Exercise prompt: Copy all lines below exactly as written. Leave pictures out.
* START *
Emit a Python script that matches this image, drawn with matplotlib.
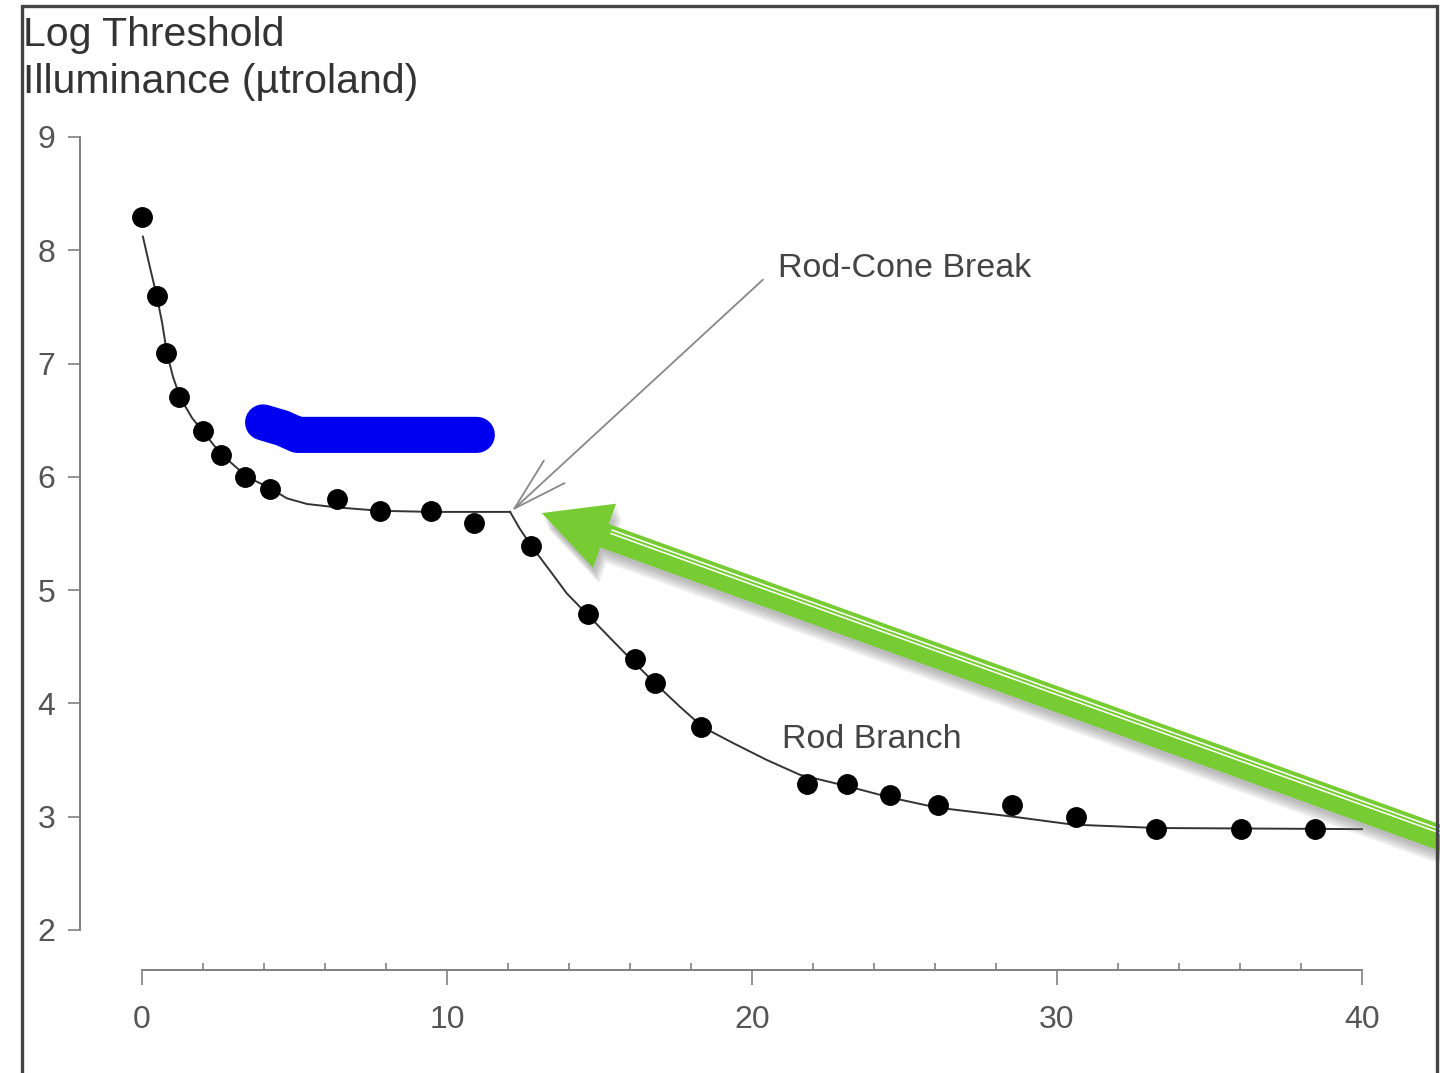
import numpy as np
import matplotlib
matplotlib.use("Agg")
import matplotlib.pyplot as plt
import matplotlib.patheffects as pe
from matplotlib.patches import Rectangle
from matplotlib.ticker import MultipleLocator
from matplotlib.transforms import offset_copy

plt.rcParams['font.family'] = ['Liberation Sans', 'DejaVu Sans']

# measured thresholds (minutes in dark, log threshold)
time_min = [0, 0.49, 0.79, 1.21, 2.0, 2.59, 3.38, 4.2, 6.39, 7.8, 9.48, 10.89,
            12.75, 14.62, 16.16, 16.82, 18.33, 21.8, 23.11, 24.52, 26.1, 28.52,
            30.62, 33.25, 36.03, 38.46]
log_thresh = [8.29, 7.60, 7.09, 6.70, 6.40, 6.19, 6.00, 5.89, 5.80, 5.70, 5.70, 5.59,
              5.39, 4.79, 4.39, 4.18, 3.79, 3.29, 3.29, 3.19, 3.10, 3.10,
              3.00, 2.89, 2.89, 2.89]

# fitted curve, cone branch then rod branch
cone_x = [0.03, 0.26, 0.49, 0.66, 0.82, 1.02, 1.25, 1.64, 2.0, 2.56, 3.44, 4.2,
          4.75, 5.41, 6.39, 7.8, 9.51, 12.07]
cone_y = [8.12, 7.85, 7.59, 7.36, 7.09, 6.88, 6.70, 6.52, 6.40, 6.21, 6.00, 5.90,
          5.81, 5.76, 5.73, 5.70, 5.69, 5.69]
rod_x = [12.07, 12.39, 12.82, 13.38, 13.93, 14.62, 15.34, 16.10, 16.89, 17.64, 18.39,
         19.38, 20.49, 21.57, 23.11, 24.52, 26.07, 28.56, 30.52, 33.28, 40.0]
rod_y = [5.69, 5.54, 5.37, 5.17, 4.97, 4.78, 4.58, 4.37, 4.16, 3.97, 3.79,
         3.65, 3.50, 3.37, 3.27, 3.17, 3.08, 3.00, 2.93, 2.90, 2.89]

# hand-drawn blue highlight
blue_x = [3.97, 4.6, 5.1, 10.98]
blue_y = [6.48, 6.43, 6.37, 6.37]

xticks = [0, 10, 20, 30, 40]
yticks = [2, 3, 4, 5, 6, 7, 8, 9]

fig = plt.figure(figsize=(14.4, 10.73), dpi=100)
ax = fig.add_axes([0.0986, 0.1333, 0.8472, 0.7391])
ax.set_xlim(0, 40)
ax.set_ylim(2, 9)

# curve and points
ax.plot(cone_x, cone_y, color='#333333', lw=1.4, clip_on=False, zorder=2)
ax.plot(rod_x, rod_y, color='#333333', lw=1.4, clip_on=False, zorder=2)
ax.plot(time_min, log_thresh, 'o', color='black', ms=14, clip_on=False, zorder=3)

ax.plot(blue_x, blue_y, color='#0000f0', lw=26, solid_capstyle='round',
        solid_joinstyle='round', zorder=4)

# axes styling
for s in ['top', 'right']:
    ax.spines[s].set_visible(False)
ax.spines['left'].set_position(('outward', 44.6))
ax.spines['bottom'].set_position(('outward', 28.8))
ax.spines['left'].set_bounds(2, 9)
ax.spines['bottom'].set_bounds(0, 40)
for s in ['left', 'bottom']:
    ax.spines[s].set_color('#808080')
    ax.spines[s].set_linewidth(1.4)

ax.set_xticks(xticks)
ax.set_yticks(yticks)
ax.xaxis.set_minor_locator(MultipleLocator(2))
ax.tick_params(axis='y', direction='out', length=9, width=1.2, color='#808080',
               labelsize=23, labelcolor='#555555', pad=9)
ax.tick_params(axis='x', which='major', direction='out', length=11, width=1.2,
               color='#808080', labelsize=23, labelcolor='#555555', pad=14)
ax.tick_params(axis='x', which='minor', direction='in', length=5, width=1.2,
               color='#808080')

# y label at top left
fig.text(0.016, 0.985, 'Log Threshold\nIlluminance (\u00b5troland)', ha='left', va='top',
         fontsize=29.5, color='#333333', linespacing=1.3)

# annotations
ax.text(20.85, 7.84, 'Rod-Cone Break', ha='left', va='center', fontsize=24.5, color='#444444')
ax.annotate('', xy=(12.13, 5.70), xytext=(20.36, 7.74),
            arrowprops=dict(arrowstyle='->,head_length=3.9,head_width=1.1',
                            mutation_scale=10, color='#888888', lw=1.3,
                            shrinkA=0, shrinkB=0))
ax.text(20.98, 3.68, 'Rod Branch', ha='left', va='center', fontsize=24.5, color='#444444')

# green arrow pointing at the break, with a soft shadow
tip = np.array([13.11, 5.68])
tail = np.array([42.72, 2.80])
shadow = [pe.SimplePatchShadow(offset=(o * 0.4, -o), shadow_rgbFace='#777777', alpha=0.12)
          for o in (3, 5, 7, 9, 11)]
ax.annotate('', xy=tip, xytext=tail, annotation_clip=False,
            arrowprops=dict(arrowstyle='simple,head_length=4.8,head_width=4.9,tail_width=1.8',
                            mutation_scale=10, color='#77cc33', lw=0,
                            shrinkA=0, shrinkB=0,
                            path_effects=shadow + [pe.Normal()]))
base = tip + (tail - tip) * 0.075
for dx, dy in [(1.0, 2.9), (1.9, 5.3)]:
    tr = offset_copy(ax.transData, fig=fig, x=dx, y=dy, units='points')
    ax.plot([base[0], tail[0]], [base[1], tail[1]], color='white', lw=1.1,
            transform=tr, clip_on=False, zorder=6)

# frame around the picture
fig.patches.append(Rectangle((22 / 1440, -0.05), 1415 / 1440, 1.05 - 6 / 1073,
                             transform=fig.transFigure, fill=False,
                             edgecolor='#444444', lw=2.4))

fig.savefig('out.png', dpi=100)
* END *
Complete answer:
Emit a Python script that matches this image, drawn with matplotlib.
import numpy as np
import matplotlib
matplotlib.use("Agg")
import matplotlib.pyplot as plt
import matplotlib.patheffects as pe
from matplotlib.patches import Rectangle
from matplotlib.ticker import MultipleLocator
from matplotlib.transforms import offset_copy

plt.rcParams['font.family'] = ['Liberation Sans', 'DejaVu Sans']

# measured thresholds (minutes in dark, log threshold)
time_min = [0, 0.49, 0.79, 1.21, 2.0, 2.59, 3.38, 4.2, 6.39, 7.8, 9.48, 10.89,
            12.75, 14.62, 16.16, 16.82, 18.33, 21.8, 23.11, 24.52, 26.1, 28.52,
            30.62, 33.25, 36.03, 38.46]
log_thresh = [8.29, 7.60, 7.09, 6.70, 6.40, 6.19, 6.00, 5.89, 5.80, 5.70, 5.70, 5.59,
              5.39, 4.79, 4.39, 4.18, 3.79, 3.29, 3.29, 3.19, 3.10, 3.10,
              3.00, 2.89, 2.89, 2.89]

# fitted curve, cone branch then rod branch
cone_x = [0.03, 0.26, 0.49, 0.66, 0.82, 1.02, 1.25, 1.64, 2.0, 2.56, 3.44, 4.2,
          4.75, 5.41, 6.39, 7.8, 9.51, 12.07]
cone_y = [8.12, 7.85, 7.59, 7.36, 7.09, 6.88, 6.70, 6.52, 6.40, 6.21, 6.00, 5.90,
          5.81, 5.76, 5.73, 5.70, 5.69, 5.69]
rod_x = [12.07, 12.39, 12.82, 13.38, 13.93, 14.62, 15.34, 16.10, 16.89, 17.64, 18.39,
         19.38, 20.49, 21.57, 23.11, 24.52, 26.07, 28.56, 30.52, 33.28, 40.0]
rod_y = [5.69, 5.54, 5.37, 5.17, 4.97, 4.78, 4.58, 4.37, 4.16, 3.97, 3.79,
         3.65, 3.50, 3.37, 3.27, 3.17, 3.08, 3.00, 2.93, 2.90, 2.89]

# hand-drawn blue highlight
blue_x = [3.97, 4.6, 5.1, 10.98]
blue_y = [6.48, 6.43, 6.37, 6.37]

xticks = [0, 10, 20, 30, 40]
yticks = [2, 3, 4, 5, 6, 7, 8, 9]

fig = plt.figure(figsize=(14.4, 10.73), dpi=100)
ax = fig.add_axes([0.0986, 0.1333, 0.8472, 0.7391])
ax.set_xlim(0, 40)
ax.set_ylim(2, 9)

# curve and points
ax.plot(cone_x, cone_y, color='#333333', lw=1.4, clip_on=False, zorder=2)
ax.plot(rod_x, rod_y, color='#333333', lw=1.4, clip_on=False, zorder=2)
ax.plot(time_min, log_thresh, 'o', color='black', ms=14, clip_on=False, zorder=3)

ax.plot(blue_x, blue_y, color='#0000f0', lw=26, solid_capstyle='round',
        solid_joinstyle='round', zorder=4)

# axes styling
for s in ['top', 'right']:
    ax.spines[s].set_visible(False)
ax.spines['left'].set_position(('outward', 44.6))
ax.spines['bottom'].set_position(('outward', 28.8))
ax.spines['left'].set_bounds(2, 9)
ax.spines['bottom'].set_bounds(0, 40)
for s in ['left', 'bottom']:
    ax.spines[s].set_color('#808080')
    ax.spines[s].set_linewidth(1.4)

ax.set_xticks(xticks)
ax.set_yticks(yticks)
ax.xaxis.set_minor_locator(MultipleLocator(2))
ax.tick_params(axis='y', direction='out', length=9, width=1.2, color='#808080',
               labelsize=23, labelcolor='#555555', pad=9)
ax.tick_params(axis='x', which='major', direction='out', length=11, width=1.2,
               color='#808080', labelsize=23, labelcolor='#555555', pad=14)
ax.tick_params(axis='x', which='minor', direction='in', length=5, width=1.2,
               color='#808080')

# y label at top left
fig.text(0.016, 0.985, 'Log Threshold\nIlluminance (\u00b5troland)', ha='left', va='top',
         fontsize=29.5, color='#333333', linespacing=1.3)

# annotations
ax.text(20.85, 7.84, 'Rod-Cone Break', ha='left', va='center', fontsize=24.5, color='#444444')
ax.annotate('', xy=(12.13, 5.70), xytext=(20.36, 7.74),
            arrowprops=dict(arrowstyle='->,head_length=3.9,head_width=1.1',
                            mutation_scale=10, color='#888888', lw=1.3,
                            shrinkA=0, shrinkB=0))
ax.text(20.98, 3.68, 'Rod Branch', ha='left', va='center', fontsize=24.5, color='#444444')

# green arrow pointing at the break, with a soft shadow
tip = np.array([13.11, 5.68])
tail = np.array([42.72, 2.80])
shadow = [pe.SimplePatchShadow(offset=(o * 0.4, -o), shadow_rgbFace='#777777', alpha=0.12)
          for o in (3, 5, 7, 9, 11)]
ax.annotate('', xy=tip, xytext=tail, annotation_clip=False,
            arrowprops=dict(arrowstyle='simple,head_length=4.8,head_width=4.9,tail_width=1.8',
                            mutation_scale=10, color='#77cc33', lw=0,
                            shrinkA=0, shrinkB=0,
                            path_effects=shadow + [pe.Normal()]))
base = tip + (tail - tip) * 0.075
for dx, dy in [(1.0, 2.9), (1.9, 5.3)]:
    tr = offset_copy(ax.transData, fig=fig, x=dx, y=dy, units='points')
    ax.plot([base[0], tail[0]], [base[1], tail[1]], color='white', lw=1.1,
            transform=tr, clip_on=False, zorder=6)

# frame around the picture
fig.patches.append(Rectangle((22 / 1440, -0.05), 1415 / 1440, 1.05 - 6 / 1073,
                             transform=fig.transFigure, fill=False,
                             edgecolor='#444444', lw=2.4))

fig.savefig('out.png', dpi=100)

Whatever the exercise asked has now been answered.